As a community property state, California requires an equal 50/50 division of all marital assets at the time of a divorce. For the most part, this will mean that you and your former spouse will split retirement money or work out a settlement that reflects its value in some way. To prepare for negotiating the terms of your divorce, you will need to know the value of your retirement savings.
Single versus joint property
As a married person, your retirement savings or workplace pension represents a joint asset. However, only the portion of the account’s value earned during the marriage counts as a jointly held asset. Any earnings saved or accrued in the retirement account prior to your marriage remain solely yours. You would subtract the premarital value of the account from its current value to arrive at the figure the requires division in the divorce.
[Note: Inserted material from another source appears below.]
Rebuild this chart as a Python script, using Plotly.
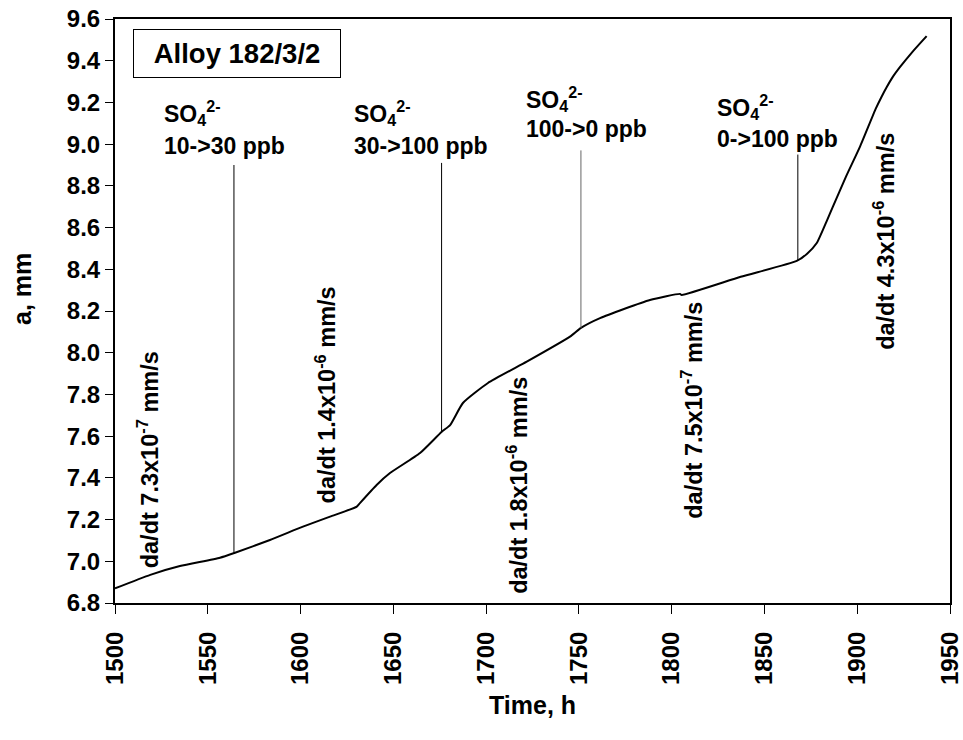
import numpy as np
import plotly.graph_objects as go

# ---- data ----
time_h = [1500, 1519, 1535, 1556.6, 1564.7, 1583.5, 1601.3, 1615.9, 1630.3, 1632.0,
          1641.0, 1648.2, 1664.4, 1676.1, 1680.6, 1687.5, 1701.0, 1721.9, 1745.2,
          1751.1, 1761.4, 1788.3, 1804.5, 1805.4, 1837.2, 1867.4, 1873.0, 1878.2,
          1883.5, 1886.9, 1894.0, 1901.5, 1910.0, 1913.0, 1916.0, 1919.0, 1923.1,
          1930.0, 1937.4]
crack_mm = [6.870, 6.935, 6.977, 7.017, 7.041, 7.102, 7.166, 7.214, 7.262, 7.279,
            7.366, 7.423, 7.519, 7.621, 7.653, 7.759, 7.855, 7.957, 8.077,
            8.119, 8.166, 8.253, 8.282, 8.277, 8.364, 8.440, 8.475, 8.526,
            8.630, 8.700, 8.845, 8.988, 9.170, 9.225, 9.275, 9.320, 9.370,
            9.445, 9.518]

event_times = [1564.1, 1676.0, 1751.1, 1868.0]
event_bottom = [7.041, 7.621, 8.119, 8.440]
event_top = [8.90, 8.91, 8.97, 8.95]
event_colors = ["#000000", "#000000", "#666666", "#000000"]
event_changes = ["10->30 ppb", "30->100 ppb", "100->0 ppb", "0->100 ppb"]
label_x = [1525.4, 1627.8, 1720.5, 1823.4]
label_y_species = [9.150, 9.150, 9.215, 9.176]
label_y_change = [8.990, 8.990, 9.072, 9.024]

rate_texts = ["da/dt 7.3x10<sup>-7</sup> mm/s", "da/dt 1.4x10<sup>-6</sup> mm/s",
              "da/dt 1.8x10<sup>-6</sup> mm/s", "da/dt 7.5x10<sup>-7</sup> mm/s",
              "da/dt 4.3x10<sup>-6</sup> mm/s"]
rate_x = [1518.0, 1613.7, 1716.6, 1811.0, 1914.4]
rate_y = [7.486, 7.800, 7.366, 7.722, 8.536]

x_ticks = [1500, 1550, 1600, 1650, 1700, 1750, 1800, 1850, 1900, 1950]
y_ticks = [6.8, 7.0, 7.2, 7.4, 7.6, 7.8, 8.0, 8.2, 8.4, 8.6, 8.8, 9.0, 9.2, 9.4, 9.6]

FONT = "Liberation Sans, Arial, sans-serif"

fig = go.Figure()
fig.add_trace(go.Scatter(x=time_h, y=crack_mm, mode="lines",
                         line=dict(color="black", width=2, shape="spline", smoothing=0.5),
                         showlegend=False))
for t, b, tp, c in zip(event_times, event_bottom, event_top, event_colors):
    fig.add_trace(go.Scatter(x=[t, t], y=[b, tp], mode="lines",
                             line=dict(color=c, width=1), showlegend=False))

ann = []
ann.append(dict(x=1565.7, y=9.435, xref="x", yref="y", text="Alloy 182/3/2",
                showarrow=False, font=dict(family=FONT, size=27.5, color="black", weight="bold"),
                bordercolor="black", borderwidth=1, borderpad=6, width=194, height=35,
                align="center", xanchor="center", yanchor="middle"))
for lx, ys, yc, ch in zip(label_x, label_y_species, label_y_change, event_changes):
    ann.append(dict(x=lx, y=ys, xref="x", yref="y", text="SO<sub>4</sub><sup>2-</sup>",
                    showarrow=False, xanchor="left", yanchor="middle",
                    font=dict(family=FONT, size=23, color="black", weight="bold")))
    ann.append(dict(x=lx, y=yc, xref="x", yref="y", text=ch,
                    showarrow=False, xanchor="left", yanchor="middle",
                    font=dict(family=FONT, size=23, color="black", weight="bold")))
for tx, rx, ry in zip(rate_texts, rate_x, rate_y):
    ann.append(dict(x=rx, y=ry, xref="x", yref="y", text=tx, textangle=-90,
                    showarrow=False, xanchor="center", yanchor="middle",
                    font=dict(family=FONT, size=23.5, color="black", weight="bold")))
# axis titles
ann.append(dict(x=-0.1114, y=0.5377, xref="paper", yref="paper", text="a, mm",
                textangle=-90, showarrow=False, xanchor="center", yanchor="middle",
                font=dict(family=FONT, size=25, color="black", weight="bold")))
ann.append(dict(x=0.5, y=-0.1747, xref="paper", yref="paper", text="Time, h",
                showarrow=False, xanchor="center", yanchor="middle",
                font=dict(family=FONT, size=25, color="black", weight="bold")))

fig.update_layout(
    width=963, height=740,
    margin=dict(l=115, r=13, t=19, b=137, autoexpand=False),
    paper_bgcolor="white", plot_bgcolor="white",
    annotations=ann,
    font=dict(family=FONT, color="black"),
)
fig.update_xaxes(range=[1500, 1950], tickvals=x_ticks, ticktext=[str(v) for v in x_ticks],
                 tickangle=-90, ticks="outside", ticklen=9, tickwidth=1, tickcolor="black",
                 ticklabelstandoff=8,
                 showline=True, linecolor="black", linewidth=2, mirror=True,
                 showgrid=False, zeroline=False,
                 tickfont=dict(family=FONT, size=24, color="black", weight="bold"))
fig.update_yaxes(range=[6.8, 9.6], tickvals=y_ticks, ticktext=["%.1f" % v for v in y_ticks],
                 ticks="outside", ticklen=8, tickwidth=1, tickcolor="black",
                 showline=True, linecolor="black", linewidth=2, mirror=True,
                 showgrid=False, zeroline=False,
                 tickfont=dict(family=FONT, size=24, color="black", weight="bold"))

fig.write_html("out.html")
Pension value at the time of divorce
You will work with the value of your retirement benefits at the time of your divorce instead of what the account may be worth down the road when you retire. The current value could represent a much lower number during a high asset divorce than you anticipated. Pension plans typically tie value to the number of years that you work.
You will likely need to discuss your divorce with the administrator of your pension plan. The administrator can supply statements about its current value and explain the method for cashing out a portion to settle a divorce.
Your spouse’s retirement savings
If your estranged spouse has retirement savings of similar value, you may not need to make distributions from your account. Both of you have the option to each keep what is yours if the accounts have comparable value.